Additionally, professors voiced their concern that the original proposal placed too much power in the Secretary of the Treasury's hands.

"The regulatory response initially tabled would have given one individual sole discretion to unconditionally spend $700 billion to buy opaque financial assets with limited oversight or monitoring," Accounting professor Gavin Cassar wrote in an e-mail.

Most importantly, professors emphasized that whatever plan is implemented in this time of crisis is going to have permanent effects on our country's economic future.

Tschoegl drew a parallel between the proposal and Franklin Roosevelt's response to the stock market crash of 1929.

"Much of what [FDR] did actually extended the Great Depression and made it worse," he said. "The consequences are still with us."

Yesterday, however, another group of economics professors - albeit a smaller list - signed a letter that supported the newest bailout package because of the gravity of the situation.
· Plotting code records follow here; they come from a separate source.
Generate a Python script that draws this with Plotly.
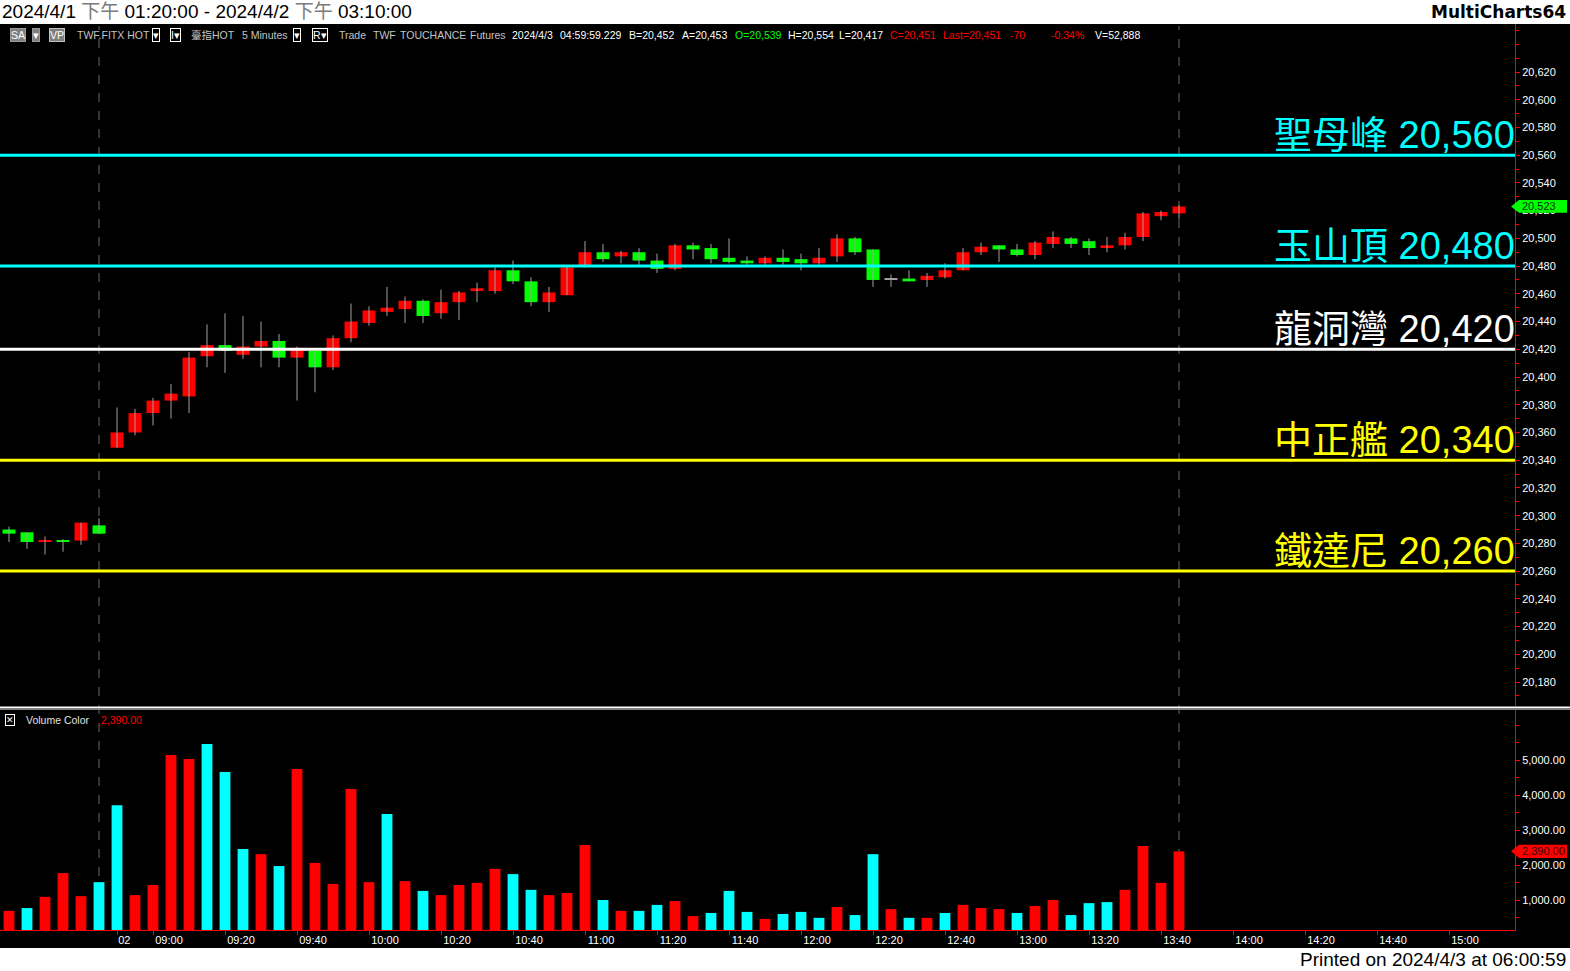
import plotly.graph_objects as go

W, H = 1570, 971

# ---------------- data ----------------
opens = [20290, 20288, 20281, 20282, 20282, 20293,
         20349, 20360, 20374, 20383, 20386, 20415, 20423, 20416, 20422, 20426,
         20414, 20419, 20407, 20428, 20439, 20447, 20449, 20455, 20446, 20454,
         20462, 20462, 20477, 20469, 20454, 20459, 20480, 20490, 20487, 20490,
         20484, 20478, 20495, 20493, 20486, 20484, 20482, 20486, 20485, 20482,
         20487, 20500, 20492, 20470, 20471, 20470, 20472, 20477, 20490, 20495,
         20492, 20488, 20496, 20500, 20498, 20493, 20495, 20501, 20516, 20518]
highs = [20292, 20288, 20285, 20283, 20295, 20298,
         20378, 20377, 20385, 20395, 20418, 20438, 20446, 20444, 20440, 20431,
         20422, 20420, 20430, 20453, 20451, 20465, 20458, 20456, 20463, 20462,
         20468, 20479, 20484, 20472, 20465, 20480, 20498, 20496, 20491, 20493,
         20489, 20496, 20497, 20496, 20500, 20487, 20487, 20492, 20489, 20493,
         20503, 20501, 20492, 20474, 20477, 20475, 20482, 20493, 20497, 20495,
         20496, 20498, 20505, 20501, 20500, 20501, 20504, 20519, 20520, 20524]
lows = [20281, 20276, 20272, 20274, 20279, 20287,
        20349, 20358, 20365, 20370, 20374, 20407, 20403, 20413, 20407, 20407,
        20383, 20389, 20405, 20425, 20437, 20444, 20439, 20439, 20442, 20441,
        20454, 20460, 20467, 20451, 20447, 20459, 20479, 20483, 20482, 20481,
        20475, 20477, 20485, 20482, 20482, 20481, 20481, 20481, 20477, 20481,
        20483, 20488, 20465, 20465, 20469, 20465, 20471, 20477, 20488, 20483,
        20487, 20485, 20493, 20493, 20488, 20490, 20492, 20498, 20513, 20514]
closes = [20287, 20281, 20282, 20281, 20295, 20287,
          20360, 20374, 20383, 20388, 20414, 20423, 20419, 20422, 20426, 20414,
          20421, 20407, 20428, 20440, 20448, 20450, 20455, 20444, 20454, 20461,
          20464, 20477, 20469, 20454, 20461, 20479, 20490, 20485, 20490, 20484,
          20478, 20495, 20492, 20485, 20483, 20482, 20486, 20483, 20482, 20486,
          20500, 20490, 20470, 20470, 20469, 20473, 20477, 20490, 20494, 20492,
          20488, 20497, 20501, 20496, 20493, 20495, 20501, 20518, 20519, 20523]
volumes = [690, 770, 1090, 1770, 1110, 1510, 3710, 1140, 1430, 5140,
           5030, 5460, 4660, 2460, 2310, 1970, 4740, 2060, 1460, 4170,
           1510, 3460, 1540, 1260, 1140, 1430, 1490, 1890, 1740, 1290,
           1140, 1200, 2570, 1000, 690, 690, 860, 970, 540, 630,
           1260, 660, 460, 600, 660, 490, 800, 570, 2310, 740,
           490, 490, 630, 860, 770, 740, 630, 830, 1000, 570,
           910, 940, 1290, 2540, 1490, 2390]
volume_dir = list("RCRRRCCRRR" "RCCCRCRRRR" "RCRCRRRRCC" "RRRCRCCRRC"
                  "CCRCCCRCCR" "CRCRRRCRRC" "CCRRRR")

x_tick_index = [6, 8, 12, 16, 20, 24, 28, 32, 36, 40, 44, 48, 52, 56, 60, 64, 68, 72, 76, 80]
x_tick_text = ["02", "09:00", "09:20", "09:40", "10:00", "10:20", "10:40", "11:00",
               "11:20", "11:40", "12:00", "12:20", "12:40", "13:00", "13:20", "13:40",
               "14:00", "14:20", "14:40", "15:00"]

price_ticks = list(range(20180, 20621, 20))
volume_ticks = [1000, 2000, 3000, 4000, 5000]

level_values = [20560, 20480, 20420, 20340, 20260]
level_names = ["聖母峰", "玉山頂", "龍洞灣", "中正艦", "鐵達尼"]
level_colors = ["#00FFFF", "#00FFFF", "#FFFFFF", "#FFFF00", "#FFFF00"]

last_price = 20523
last_volume = 2390
session_break_index = 5

# ---------------- helpers ----------------
def px(xp):
    return xp / W


def py(yp):
    return 1 - yp / H


X_RIGHT = 1515
x_range = [-0.5, (X_RIGHT - 9) / 18.0]
n = len(opens)
idx = list(range(n))

PRICE_TOP, PRICE_BOT = 24, 706
VOL_TOP, VOL_BOT = 710, 930
price_range = [20620 - (PRICE_BOT - 72) * 0.72129, 20620 + (72 - PRICE_TOP) * 0.72129]
vol_range = [(935 - VOL_BOT) / 0.035, (935 - VOL_TOP) / 0.035]

fig = go.Figure()

# wicks
wx, wy = [], []
for i, (h, l) in enumerate(zip(highs, lows)):
    wx += [i, i, None]
    wy += [l, h, None]
fig.add_trace(go.Scatter(x=wx, y=wy, mode="lines", line=dict(color="#A0A0A0", width=1),
                         xaxis="x", yaxis="y", hoverinfo="skip", showlegend=False))

# bodies
bases = [min(o, c) for o, c in zip(opens, closes)]
heights = [max(abs(c - o), 0.8) for o, c in zip(opens, closes)]
body_colors = ["#FF0000" if c > o else ("#00FF00" if c < o else "#A0A0A0")
               for o, c in zip(opens, closes)]
fig.add_trace(go.Bar(x=idx, y=heights, base=bases, width=0.72,
                     marker=dict(color=body_colors, line=dict(width=0)),
                     xaxis="x", yaxis="y", hoverinfo="skip", showlegend=False))

# volume
vcolors = ["#FF0000" if d == "R" else "#00FFFF" for d in volume_dir]
fig.add_trace(go.Bar(x=idx, y=volumes, width=0.6,
                     marker=dict(color=vcolors, line=dict(width=0)),
                     xaxis="x2", yaxis="y2", hoverinfo="skip", showlegend=False))

shapes = []
annotations = []

# header / footer bands
shapes.append(dict(type="rect", xref="paper", yref="paper", x0=0, x1=1, y0=py(24), y1=1,
                   fillcolor="white", line=dict(width=0), layer="above"))
shapes.append(dict(type="rect", xref="paper", yref="paper", x0=0, x1=1, y0=0, y1=py(948),
                   fillcolor="white", line=dict(width=0), layer="above"))

# pane separator
shapes.append(dict(type="line", xref="paper", yref="paper", x0=0, x1=1, y0=py(707.5), y1=py(707.5),
                   line=dict(color="#FFFFFF", width=2)))
shapes.append(dict(type="line", xref="paper", yref="paper", x0=0, x1=1, y0=py(709.5), y1=py(709.5),
                   line=dict(color="#808080", width=1)))

# vertical dashed lines
for xi in [session_break_index, n - 1]:
    shapes.append(dict(type="line", xref="x", yref="paper", x0=xi, x1=xi, y0=py(VOL_BOT), y1=py(26),
                       line=dict(color="#6A6A6A", width=1, dash="dash"), layer="below"))

# level lines and labels
for v, name, col in zip(level_values, level_names, level_colors):
    shapes.append(dict(type="line", xref="x", yref="y", x0=x_range[0], x1=x_range[1], y0=v, y1=v,
                       line=dict(color=col, width=3)))
    annotations.append(dict(xref="paper", yref="y", x=px(1517), y=v, xanchor="right", yanchor="bottom",
                            text=f"{name} {v:,}", showarrow=False, yshift=-3,
                            font=dict(size=38, color=col,
                                      family="Liberation Sans, Noto Sans CJK TC, sans-serif")))

# last price tag
ph = 4.6
shapes.append(dict(type="path", xref="paper", yref="y",
                   path=f"M {px(1511)} {last_price} L {px(1519)} {last_price + ph} L {px(1567)} {last_price + ph} "
                        f"L {px(1567)} {last_price - ph} L {px(1519)} {last_price - ph} Z",
                   fillcolor="#00FF00", line=dict(width=0), layer="above"))
annotations.append(dict(xref="paper", yref="y", x=px(1520), y=last_price, xanchor="left", yanchor="middle",
                        text=f"{last_price:,}", showarrow=False,
                        font=dict(size=11, color="#003300", family="Liberation Sans")))
vh = 190
shapes.append(dict(type="path", xref="paper", yref="y2",
                   path=f"M {px(1511)} {last_volume} L {px(1519)} {last_volume + vh} L {px(1567)} {last_volume + vh} "
                        f"L {px(1567)} {last_volume - vh} L {px(1519)} {last_volume - vh} Z",
                   fillcolor="#FF0000", line=dict(width=0), layer="above"))
annotations.append(dict(xref="paper", yref="y2", x=px(1520), y=last_volume, xanchor="left", yanchor="middle",
                        text=f"{last_volume:,.2f}", showarrow=False,
                        font=dict(size=11, color="#3A0000", family="Liberation Sans")))

# title bar texts
annotations.append(dict(xref="paper", yref="paper", x=0, y=py(12), xanchor="left", yanchor="middle",
                        text="2024/4/1 <span style='color:#7a7a7a'>下午</span> 01:20:00 - 2024/4/2 "
                             "<span style='color:#7a7a7a'>下午</span> 03:10:00",
                        showarrow=False,
                        font=dict(size=19, color="black",
                                  family="Liberation Sans, Noto Sans CJK TC, sans-serif")))
annotations.append(dict(xref="paper", yref="paper", x=px(1568), y=py(12), xanchor="right", yanchor="middle",
                        text="<b>MultiCharts64</b>", showarrow=False,
                        font=dict(size=17, color="black", family="DejaVu Sans")))
annotations.append(dict(xref="paper", yref="paper", x=px(1568), y=py(959.5), xanchor="right", yanchor="middle",
                        text="Printed on 2024/4/3 at 06:00:59", showarrow=False,
                        font=dict(size=19, color="black", family="Liberation Sans")))

# info bar
INFO_Y = py(35)
info_font = "Liberation Sans, Noto Sans CJK TC, sans-serif"


def info(xp, text, color="#FFFFFF", bg=None, border=None):
    a = dict(xref="paper", yref="paper", x=px(xp), y=INFO_Y, xanchor="left", yanchor="middle",
             text=text, showarrow=False, font=dict(size=10.5, color=color, family=info_font))
    if bg:
        a["bgcolor"] = bg
    if border:
        a["bordercolor"] = border
        a["borderwidth"] = 1
        a["borderpad"] = 0
    annotations.append(a)


info(10, "SA", "#FFFFFF", bg="#7F7F7F", border="#9A9A9A")
info(32, "▾", "#FFFFFF", bg="#7F7F7F", border="#9A9A9A")
info(49, "VP", "#FFFFFF", bg="#7F7F7F", border="#C0C0C0")
info(75, "TWF.FITX HOT", "#C4C4C4")
info(152, "▾", "#FFFFFF", bg="#000000", border="#FFFFFF")
info(170, "I▾", "#FFFFFF", bg="#000000", border="#FFFFFF")
info(189, "臺指HOT", "#C4C4C4")
info(240, "5 Minutes", "#C4C4C4")
info(293, "▾", "#FFFFFF", bg="#000000", border="#FFFFFF")
info(312, "R▾", "#FFFFFF", bg="#000000", border="#FFFFFF")
info(337, "Trade", "#C4C4C4")
info(371, "TWF", "#C4C4C4")
info(398, "TOUCHANCE", "#C4C4C4")
info(468, "Futures", "#C4C4C4")
info(510, "2024/4/3", "#FFFFFF")
info(558, "04:59:59.229", "#FFFFFF")
info(627, "B=20,452", "#FFFFFF")
info(680, "A=20,453", "#FFFFFF")
info(733, "O=20,539", "#00FF00")
info(786, "H=20,554", "#FFFFFF")
info(837, "L=20,417", "#FFFFFF")
info(888, "C=20,451", "#FF0000")
info(941, "Last=20,451", "#FF0000")
info(1008, "-70", "#FF0000")
info(1049, "-0.34%", "#FF0000")
info(1093, "V=52,888", "#FFFFFF")

# volume pane header
annotations.append(dict(xref="paper", yref="paper", x=px(5), y=py(719.5), xanchor="left", yanchor="middle",
                        text="✕", showarrow=False, bordercolor="#FFFFFF", borderwidth=1, borderpad=0,
                        font=dict(size=9, color="#FFFFFF", family="DejaVu Sans")))
annotations.append(dict(xref="paper", yref="paper", x=px(24), y=py(719.5), xanchor="left", yanchor="middle",
                        text="Volume Color", showarrow=False,
                        font=dict(size=10.5, color="#E0E0E0", family="Liberation Sans")))
annotations.append(dict(xref="paper", yref="paper", x=px(99), y=py(719.5), xanchor="left", yanchor="middle",
                        text=f"{last_volume:,.2f}", showarrow=False,
                        font=dict(size=10.5, color="#FF0000", family="Liberation Sans")))

# x tick label positions: labels start just right of their tick
x_label_pos = [i + (1.5 + 2.9 * len(t)) / 18.0 for i, t in zip(x_tick_index, x_tick_text)]

tickfont = dict(size=11, color="#FFFFFF", family="Liberation Sans")
xdom = [0, px(X_RIGHT)]

fig.update_layout(
    width=W, height=H, autosize=False,
    margin=dict(l=0, r=0, t=0, b=0, pad=0),
    paper_bgcolor="black", plot_bgcolor="black",
    showlegend=False, hovermode=False,
    font=dict(family="Liberation Sans, Noto Sans CJK TC, sans-serif"),
    xaxis=dict(domain=xdom, range=x_range, anchor="y", showticklabels=False, showgrid=False,
               zeroline=False, showline=False, ticks=""),
    yaxis=dict(domain=[py(PRICE_BOT), py(PRICE_TOP)], range=price_range, anchor="x", side="right",
               tickmode="array", tickvals=price_ticks, tickformat=",d", ticks="outside", ticklen=4,
               tickcolor="#FF0000", tickwidth=1, showline=True, linecolor="#FF0000", linewidth=1,
               showgrid=False, zeroline=False, tickfont=tickfont,
               minor=dict(dtick=10, tick0=20170, ticks="outside", ticklen=3, tickcolor="#FF0000")),
    xaxis2=dict(domain=xdom, range=x_range, anchor="y2", tickmode="array", tickvals=x_label_pos,
                ticktext=x_tick_text, ticks="", showgrid=False, zeroline=False, showline=True,
                linecolor="#FF0000", linewidth=1, tickfont=tickfont,
                minor=dict(tickmode="array", tickvals=x_tick_index, ticks="outside", ticklen=4,
                           tickcolor="#FF0000", showgrid=False)),
    yaxis2=dict(domain=[py(VOL_BOT), py(VOL_TOP)], range=vol_range, anchor="x2", side="right",
                tickmode="array", tickvals=volume_ticks, tickformat=",.2f", ticks="outside", ticklen=4,
                tickcolor="#FF0000", showline=True, linecolor="#FF0000", linewidth=1,
                showgrid=False, zeroline=False, tickfont=tickfont,
                minor=dict(dtick=500, tick0=0, ticks="outside", ticklen=3, tickcolor="#FF0000")),
    shapes=shapes,
    annotations=annotations,
)

fig.write_html("out.html", config={"displayModeBar": False},
               post_script="document.body.style.margin='0px';document.body.style.padding='0px';"
                           "document.body.style.overflow='hidden';")
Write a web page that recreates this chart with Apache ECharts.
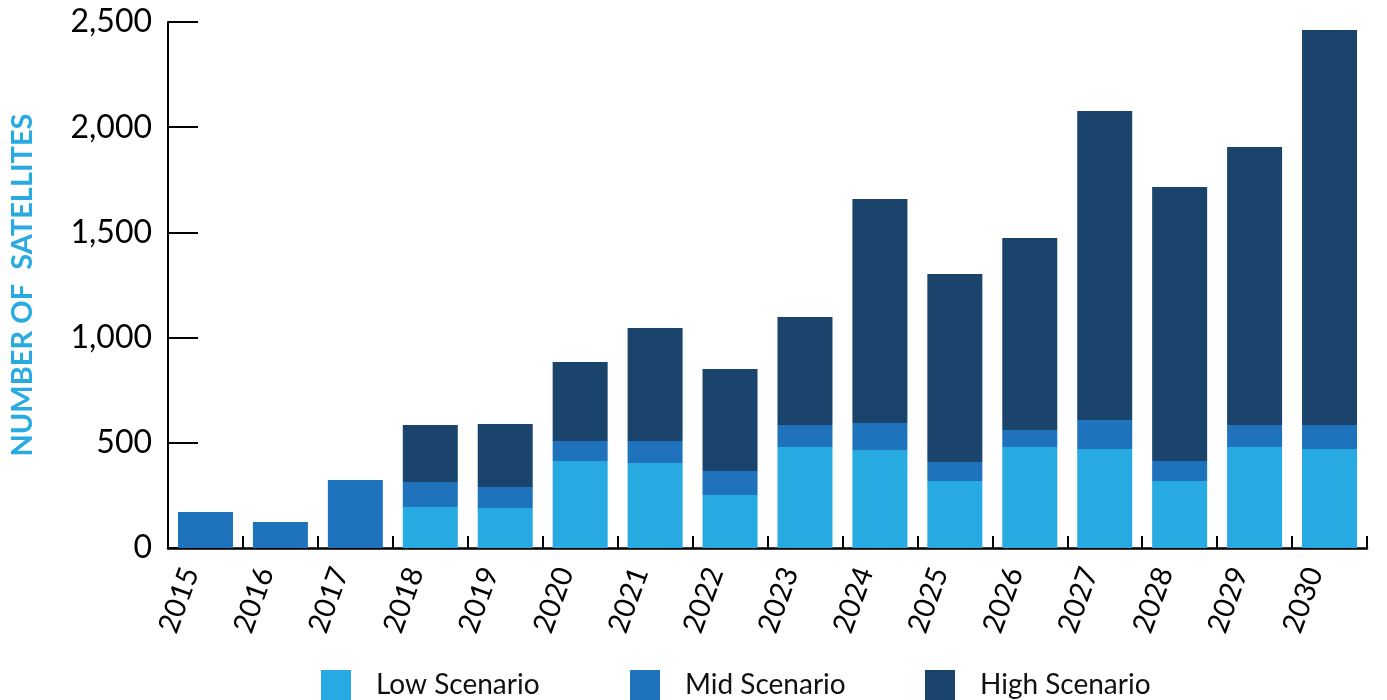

The letter, which included the signatures of Operations and Information Management professor Howard Kunreuther and Management professor Sidney Winter, said that government intervention could "restore confidence and galvanize the private sector to take mutually reinforcing and economically beneficial actions."

Either way, it seems that most professors agree action is necessary.

"We are talking about the most significant government intervention into the financial markets since the aftermath of the Great Depression," Cassar wrote in an e-mail. "Let's get this right."